* **Records shown**:
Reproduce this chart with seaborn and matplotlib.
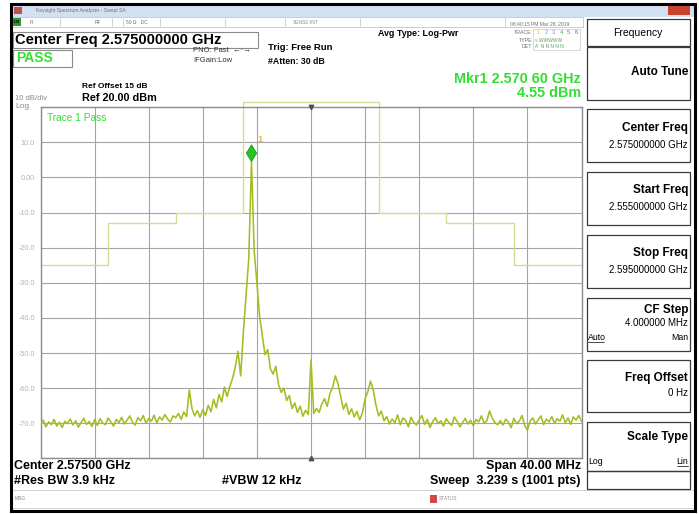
import numpy as np
import matplotlib
matplotlib.use("Agg")
import matplotlib.pyplot as plt
from matplotlib.patches import Rectangle
import seaborn as sns

# screenshot size in px
W, H = 699, 514

# sweep settings (GHz) and the trace, every 0.2 MHz
start_ghz = 2.555
stop_ghz = 2.595
trace_dbm = [
    -70.2, -69.1, -71.0, -69.6, -70.4, -68.9, -70.8, -69.7, -71.2, -69.4,
    -70.1, -68.8, -70.5, -69.3, -71.1, -69.8, -68.6, -70.3, -69.5, -70.9,
    -69.0, -70.6, -68.7, -69.9, -70.4, -68.5, -69.6, -70.8, -68.9, -69.8,
    -68.3, -70.2, -69.1, -67.9, -69.7, -70.5, -68.4, -69.3, -67.8, -70.0,
    -68.6, -69.4, -67.7, -69.9, -68.2, -69.1, -67.5, -68.8, -69.6, -67.9,
    -68.4, -67.2, -68.9, -66.8, -68.1, -60.5, -65.8, -67.9, -66.4, -68.3,
    -66.1, -67.8, -64.9, -66.7, -63.2, -65.6, -61.8, -63.9, -59.7, -62.4,
    -59.5, -57.2, -54.0, -49.5, -56.5, -44.0, -33.5, -23.0, 4.55, -21.0,
    -30.0, -39.5, -45.0, -50.5, -49.0, -54.5, -56.0, -53.8, -59.0, -61.2,
    -60.0, -63.5, -62.1, -65.8, -64.2, -66.9, -65.1, -68.0, -66.3, -67.5,
    -52.0, -67.2, -65.8, -66.9, -64.5, -63.0, -65.2, -61.5, -59.8, -56.5,
    -58.8, -62.5, -66.0, -64.3, -67.5, -65.9, -68.2, -66.6, -69.0, -67.1,
    -63.0, -61.0, -58.0, -60.5, -64.8, -67.9, -66.5, -69.3, -68.1, -70.2,
    -68.8, -69.9, -67.6, -70.4, -68.5, -69.2, -71.0, -68.3, -69.7, -70.5,
    -69.0, -67.8, -70.3, -68.9, -71.2, -69.5, -68.4, -70.1, -69.3, -70.8,
    -68.7, -69.8, -70.6, -68.2, -69.4, -71.0, -69.9, -68.6, -70.2, -69.1,
    -70.7, -68.9, -69.6, -67.9, -70.0, -69.3, -66.5, -68.5, -69.8, -70.4,
    -69.2, -70.5, -68.8, -69.7, -71.3, -68.6, -70.1, -69.4, -67.8, -70.6,
    -72.0, -69.3, -68.5, -70.2, -69.0, -67.9, -70.4, -68.8, -69.6, -68.1,
    -70.0, -68.7, -69.4, -67.6, -69.9, -68.5, -70.3, -68.2, -69.1, -67.8,
    -69.5,
]

# limit line (steps)
limit_ghz = [2.555, 2.560, 2.565, 2.570, 2.580, 2.585, 2.590, 2.595]
limit_dbm = [-25, -13, -10, 21.5, -10, -13, -25, -25]

marker_ghz = 2.5706
marker_dbm = 4.55

ytick_vals = [20, 10, 0, -10, -20, -30, -40, -50, -60, -70, -80]
ytick_text = ["", "10.0", "0.00", "-10.0", "-20.0", "-30.0", "-40.0",
              "-50.0", "-60.0", "-70.0", ""]

# softkeys: title, value, box top, box bottom, title y, value y
softkeys = [
    ("Center Freq", "2.575000000 GHz", 109, 162, 128, 145),
    ("Start Freq", "2.555000000 GHz", 172, 225, 190, 207),
    ("Stop Freq", "2.595000000 GHz", 235, 288, 253, 270),
    ("CF Step", "4.000000 MHz", 298, 351, 310, 323),
    ("Freq Offset", "0 Hz", 360, 412, 378, 393),
    ("Scale Type", "", 422, 471, 437, 0),
]

sns.set_style("white")
plt.rcParams["font.family"] = ["Liberation Sans", "DejaVu Sans"]

fig = plt.figure(figsize=(W / 100, H / 100), dpi=100)


def put(x, y, s, size=6.0, color="black", weight="normal", ha="left", **kw):
    fig.text(x / W, 1 - y / H, s, fontsize=size, color=color,
             fontweight=weight, ha=ha, va="center", **kw)


def box(x0, y0, x1, y1, ec="#4a4a4a", fc=None, lw=0.8, z=0):
    fig.add_artist(Rectangle((x0 / W, 1 - y1 / H), (x1 - x0) / W, (y1 - y0) / H,
                             transform=fig.transFigure, fill=fc is not None,
                             facecolor=fc, edgecolor=ec, linewidth=lw, zorder=z))


def hline(x0, x1, y, color="black", lw=0.5):
    fig.add_artist(plt.Line2D([x0 / W, x1 / W], [1 - y / H, 1 - y / H],
                              transform=fig.transFigure, color=color, lw=lw))


# window chrome
box(12, 4, 694, 17, ec="none", fc="#d3e0f1")
put(36, 10.5, "Keysight Spectrum Analyzer - Swept SA", size=3.6, color="#707070")
box(14, 7, 22, 14, ec="none", fc="#c0504d")
box(668, 6, 690, 15, ec="none", fc="#c8422c")
box(12, 17, 583, 27, ec="#b8b8b8", fc="white", lw=0.5)
box(13, 18, 21, 26, ec="none", fc="#2a9a2a")
put(14, 22, "LXI", size=2.8, color="black", weight="bold")
for sx in [60, 112, 123, 160, 225, 285, 360, 505]:
    fig.add_artist(plt.Line2D([sx / W, sx / W], [1 - 18 / H, 1 - 26 / H],
                              transform=fig.transFigure, color="#c0c0c0", lw=0.5))
put(30, 22, "R", size=3.5, color="#707070")
put(95, 22, "RF", size=3.5, color="#707070")
put(126, 22, "50 Ω   DC", size=3.5, color="#707070")
put(293, 22, "SENSE:INT", size=3.5, color="#909090")
put(510, 24, "06:40:15 PM Mar 28, 2019", size=3.6, color="#707070")

# header texts
box(13, 32, 258, 48, ec="#8a8a8a", lw=0.8)
put(15, 40, "Center Freq 2.575000000 GHz", size=10.5, weight="bold")
box(13, 50, 72, 67, ec="#8a8a8a", lw=0.8)
put(16, 58.5, "PASS", size=10, weight="bold", color="#33dd33")
put(193, 51, "PNO: Fast  ←·→", size=5.5, color="#303030")
put(193, 61, "IFGain:Low", size=5.5, color="#303030")
put(268, 48, "Trig: Free Run", size=6.8, weight="bold")
put(268, 61, "#Atten: 30 dB", size=6.3, weight="bold")
put(378, 34, "Avg Type: Log-Pwr", size=6.4, weight="bold")
put(532, 33, "TRACE", size=3.8, color="#707070", ha="right")
put(532, 40, "TYPE", size=3.8, color="#707070", ha="right")
put(532, 47, "DET", size=3.8, color="#707070", ha="right")
box(533, 29, 580, 50, ec="#c8c8c8", lw=0.5)
for i, c in enumerate(["#d8c020", "#40c0e0", "#c060e0", "#30b030", "#e04080", "#4060e0"]):
    put(537 + i * 7.5, 33, str(i + 1), size=4, color=c)
put(535, 40, "≈ WWWWW", size=3.5, color="#60a060")
put(535, 47, "A  N N N N N", size=3.5, color="#60a060")
put(581, 79, "Mkr1 2.570 60 GHz", size=10.4, weight="bold", color="#33dd33", ha="right")
put(581, 93, "4.55 dBm", size=10.4, weight="bold", color="#33dd33", ha="right")
put(82, 86, "Ref Offset 15 dB", size=6, weight="bold")
put(82, 98, "Ref 20.00 dBm", size=7.8, weight="bold")
put(15, 99, "10 dB/div", size=5.5, color="#8a8a8a")
put(15, 106.5, "Log", size=6, color="#8a8a8a")

# plot area
ax = fig.add_axes([40.5 / W, 1 - 458.4 / H, 541 / W, 351.2 / H])
freq_ghz = np.linspace(start_ghz, stop_ghz, len(trace_dbm))
sns.lineplot(x=limit_ghz, y=limit_dbm, ax=ax, color="#d7d994", lw=1.0,
             drawstyle="steps-post", clip_on=False, zorder=2)
sns.lineplot(x=freq_ghz, y=trace_dbm, ax=ax, color="#a3bd22", lw=1.15, zorder=3)
diamond = [(0, 0), (-0.62, 1.0), (0, 2.0), (0.62, 1.0), (0, 0)]
ax.plot([marker_ghz], [marker_dbm], marker=diamond, markersize=24,
        color="#27c427", markeredgecolor="#1b9a1b", markeredgewidth=0.6,
        zorder=5, clip_on=False)
ax.annotate("1", (marker_ghz, marker_dbm), xytext=(4, 14), textcoords="offset points",
            fontsize=6.5, color="#e8b838", fontweight="bold")
ax.plot([2.575], [20], marker="v", markersize=3.2, color="#505050", clip_on=False, zorder=6)
ax.plot([2.575], [-80], marker="^", markersize=3.2, color="#505050", clip_on=False, zorder=6)

ax.set_xlim(start_ghz, stop_ghz)
ax.set_ylim(-80, 20)
ax.set_xticks(np.linspace(start_ghz, stop_ghz, 11))
ax.set_xticklabels([])
ax.set_yticks(ytick_vals)
ax.set_yticklabels(ytick_text)
ax.tick_params(length=0, pad=4, labelsize=5.2, labelcolor="#b4b4b4")
ax.grid(True, color="#a4a4a4", lw=0.8)
for sp in ax.spines.values():
    sp.set_color("#8c8c8c")
    sp.set_linewidth(1.0)
ax.text(0.012, 0.968, "Trace 1 Pass", transform=ax.transAxes, fontsize=7.3,
        color="#33dd33", va="center")

# footer
put(14, 466, "Center 2.57500 GHz", size=9, weight="bold")
put(14, 481, "#Res BW 3.9 kHz", size=9, weight="bold")
put(222, 481, "#VBW 12 kHz", size=9, weight="bold")
put(581, 466, "Span 40.00 MHz", size=9, weight="bold", ha="right")
put(581, 481, "Sweep  3.239 s (1001 pts)", size=9, weight="bold", ha="right")
box(12, 490, 694, 508, ec="#c0c0c0", lw=0.5)
put(15, 499, "MSG", size=3.5, color="#808080")
box(430, 495, 437, 503, ec="none", fc="#d04a4a")
put(439, 499, "STATUS", size=3.5, color="#909090")

# softkey panel
box(587, 19, 690, 46, ec="#3a3a3a", lw=0.9)
put(638, 32.5, "Frequency", size=7.5, ha="center")
box(587, 47, 690, 100, ec="#3a3a3a", lw=0.9)
put(688, 72, "Auto Tune", size=8.5, weight="bold", ha="right")
for title, value, y0, y1, ty, vy in softkeys:
    box(587, y0, 690, y1, ec="#3a3a3a", lw=0.9)
    put(688, ty, title, size=8.5, weight="bold", ha="right")
    if value:
        put(688, vy, value, size=7.0, ha="right")
put(588, 338, "Auto", size=6.3)
hline(588, 604, 342)
put(688, 338, "Man", size=6.3, ha="right")
put(588, 462, "Log", size=6.3)
put(688, 462, "Lin", size=6.3, ha="right")
hline(677, 688, 466)
box(587, 471, 690, 489, ec="#3a3a3a", lw=0.9)

# outer black frame
box(11, 4, 695, 511, ec="black", lw=2.2, z=10)

fig.savefig("out.png", dpi=100)
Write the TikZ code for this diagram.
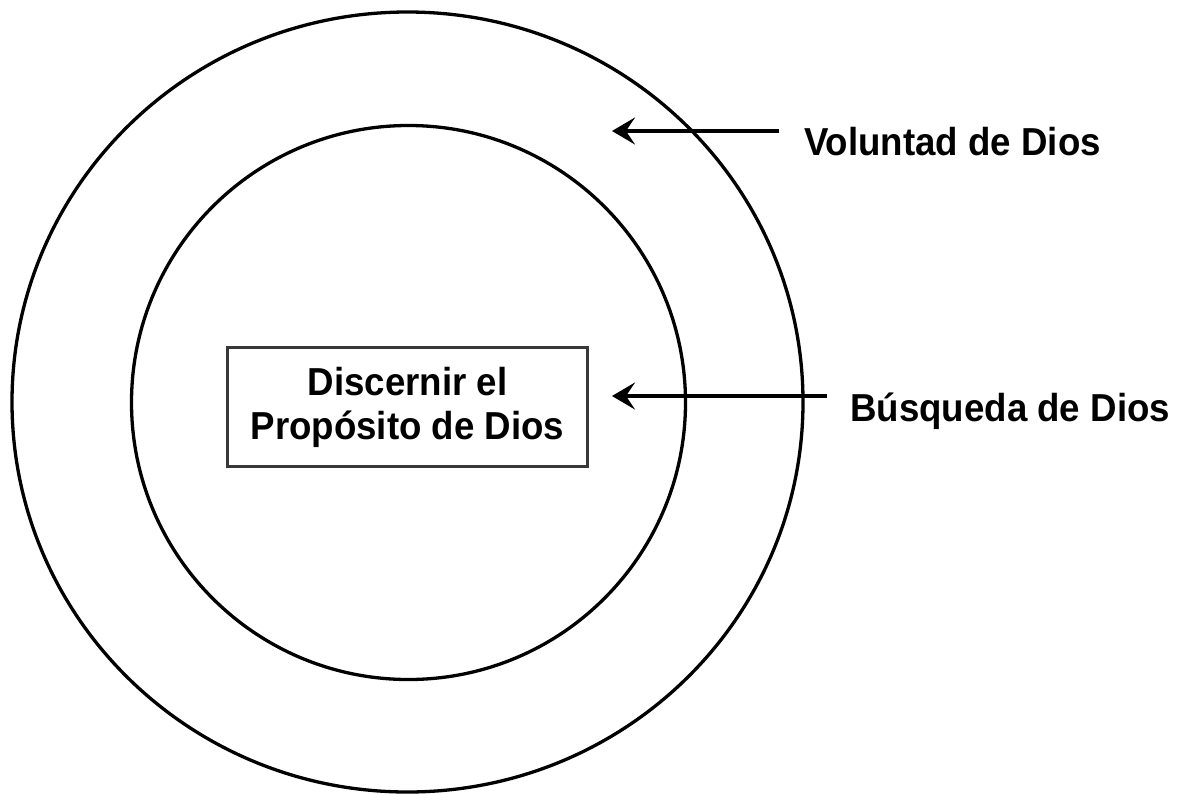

* **Given exercise**: Reproduce the material above from its first line through the line containing "W, H = 699, 514", both ends included, and skip every picture.

* **Result for this task**:
Reproduce this chart with seaborn and matplotlib.
import numpy as np
import matplotlib
matplotlib.use("Agg")
import matplotlib.pyplot as plt
from matplotlib.patches import Rectangle
import seaborn as sns

# screenshot size in px
W, H = 699, 514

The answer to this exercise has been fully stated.